→ **EXERCISE BRIEF**
The listing below begins with the first line you should copy; stop after the line containing "const yTicks = [0, 0.5, 1, 1.5, 2, 2.5];", and drop every picture.

--- Start ---

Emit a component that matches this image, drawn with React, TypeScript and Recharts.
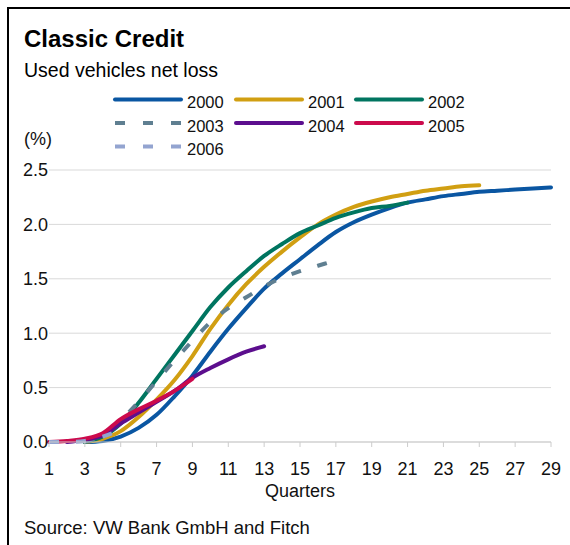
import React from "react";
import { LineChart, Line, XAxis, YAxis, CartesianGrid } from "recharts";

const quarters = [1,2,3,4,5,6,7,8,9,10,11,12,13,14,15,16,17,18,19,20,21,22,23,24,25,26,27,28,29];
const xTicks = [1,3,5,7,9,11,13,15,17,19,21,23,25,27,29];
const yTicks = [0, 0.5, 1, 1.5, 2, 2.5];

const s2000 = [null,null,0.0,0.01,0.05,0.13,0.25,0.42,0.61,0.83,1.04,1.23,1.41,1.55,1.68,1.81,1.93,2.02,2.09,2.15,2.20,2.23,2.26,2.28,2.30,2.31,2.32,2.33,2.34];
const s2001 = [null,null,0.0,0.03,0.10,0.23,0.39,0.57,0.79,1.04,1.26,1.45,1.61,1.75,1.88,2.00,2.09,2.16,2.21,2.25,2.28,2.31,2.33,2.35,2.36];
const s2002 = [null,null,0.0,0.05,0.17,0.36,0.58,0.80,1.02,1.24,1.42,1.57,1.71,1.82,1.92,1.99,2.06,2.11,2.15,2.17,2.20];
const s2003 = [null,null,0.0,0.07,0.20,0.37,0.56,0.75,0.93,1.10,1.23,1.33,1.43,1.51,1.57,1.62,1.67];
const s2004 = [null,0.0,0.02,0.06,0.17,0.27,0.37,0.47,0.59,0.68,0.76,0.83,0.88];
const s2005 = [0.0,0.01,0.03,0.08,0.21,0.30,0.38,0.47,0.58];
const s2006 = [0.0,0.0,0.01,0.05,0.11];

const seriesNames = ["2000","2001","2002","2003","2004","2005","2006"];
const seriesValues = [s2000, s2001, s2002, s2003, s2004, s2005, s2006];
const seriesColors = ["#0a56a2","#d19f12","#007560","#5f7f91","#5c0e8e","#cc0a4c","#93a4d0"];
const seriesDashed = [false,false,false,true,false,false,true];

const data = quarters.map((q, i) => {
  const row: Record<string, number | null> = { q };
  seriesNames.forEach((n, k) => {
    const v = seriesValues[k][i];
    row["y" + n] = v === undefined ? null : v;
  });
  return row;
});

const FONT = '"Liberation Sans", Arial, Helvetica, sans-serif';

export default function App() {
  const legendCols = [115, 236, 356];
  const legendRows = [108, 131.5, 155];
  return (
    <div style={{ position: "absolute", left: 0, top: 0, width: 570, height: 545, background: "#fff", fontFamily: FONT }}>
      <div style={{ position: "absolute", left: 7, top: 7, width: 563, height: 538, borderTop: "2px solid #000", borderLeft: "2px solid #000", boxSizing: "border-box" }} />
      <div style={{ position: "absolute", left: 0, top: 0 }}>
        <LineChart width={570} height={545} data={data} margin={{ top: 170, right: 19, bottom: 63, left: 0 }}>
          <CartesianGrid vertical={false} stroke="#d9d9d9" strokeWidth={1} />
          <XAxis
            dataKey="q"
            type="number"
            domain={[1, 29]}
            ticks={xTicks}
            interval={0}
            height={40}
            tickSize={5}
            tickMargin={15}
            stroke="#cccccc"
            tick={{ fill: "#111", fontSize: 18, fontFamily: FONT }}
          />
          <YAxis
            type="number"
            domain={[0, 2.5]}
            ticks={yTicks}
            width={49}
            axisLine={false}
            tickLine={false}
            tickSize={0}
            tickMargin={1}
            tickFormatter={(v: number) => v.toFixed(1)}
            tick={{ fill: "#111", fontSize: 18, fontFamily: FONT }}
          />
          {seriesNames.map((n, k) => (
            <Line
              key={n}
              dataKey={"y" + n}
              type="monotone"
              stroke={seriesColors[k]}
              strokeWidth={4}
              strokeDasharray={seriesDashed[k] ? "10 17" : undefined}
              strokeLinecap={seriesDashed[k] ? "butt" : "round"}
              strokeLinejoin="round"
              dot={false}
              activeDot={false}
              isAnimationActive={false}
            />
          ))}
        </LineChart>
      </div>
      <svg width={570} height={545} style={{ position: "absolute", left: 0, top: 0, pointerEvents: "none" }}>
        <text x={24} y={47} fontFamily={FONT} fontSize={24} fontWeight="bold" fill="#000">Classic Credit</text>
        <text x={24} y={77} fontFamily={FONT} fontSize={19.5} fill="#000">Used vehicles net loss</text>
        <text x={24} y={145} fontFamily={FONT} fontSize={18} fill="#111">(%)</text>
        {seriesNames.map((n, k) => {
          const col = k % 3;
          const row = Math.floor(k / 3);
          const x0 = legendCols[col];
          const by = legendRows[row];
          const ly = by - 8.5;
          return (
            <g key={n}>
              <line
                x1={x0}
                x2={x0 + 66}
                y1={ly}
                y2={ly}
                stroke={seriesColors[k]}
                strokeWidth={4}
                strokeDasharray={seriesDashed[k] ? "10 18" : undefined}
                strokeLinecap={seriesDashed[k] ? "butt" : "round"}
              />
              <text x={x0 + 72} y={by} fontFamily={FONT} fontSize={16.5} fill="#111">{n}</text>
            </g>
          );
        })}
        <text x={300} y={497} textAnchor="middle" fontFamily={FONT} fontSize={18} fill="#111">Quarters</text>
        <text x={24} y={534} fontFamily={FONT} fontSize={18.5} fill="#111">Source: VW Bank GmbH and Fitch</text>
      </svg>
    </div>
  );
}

--- End ---

→ **WRITTEN REPLY**
Emit a component that matches this image, drawn with React, TypeScript and Recharts.
import React from "react";
import { LineChart, Line, XAxis, YAxis, CartesianGrid } from "recharts";

const quarters = [1,2,3,4,5,6,7,8,9,10,11,12,13,14,15,16,17,18,19,20,21,22,23,24,25,26,27,28,29];
const xTicks = [1,3,5,7,9,11,13,15,17,19,21,23,25,27,29];
const yTicks = [0, 0.5, 1, 1.5, 2, 2.5];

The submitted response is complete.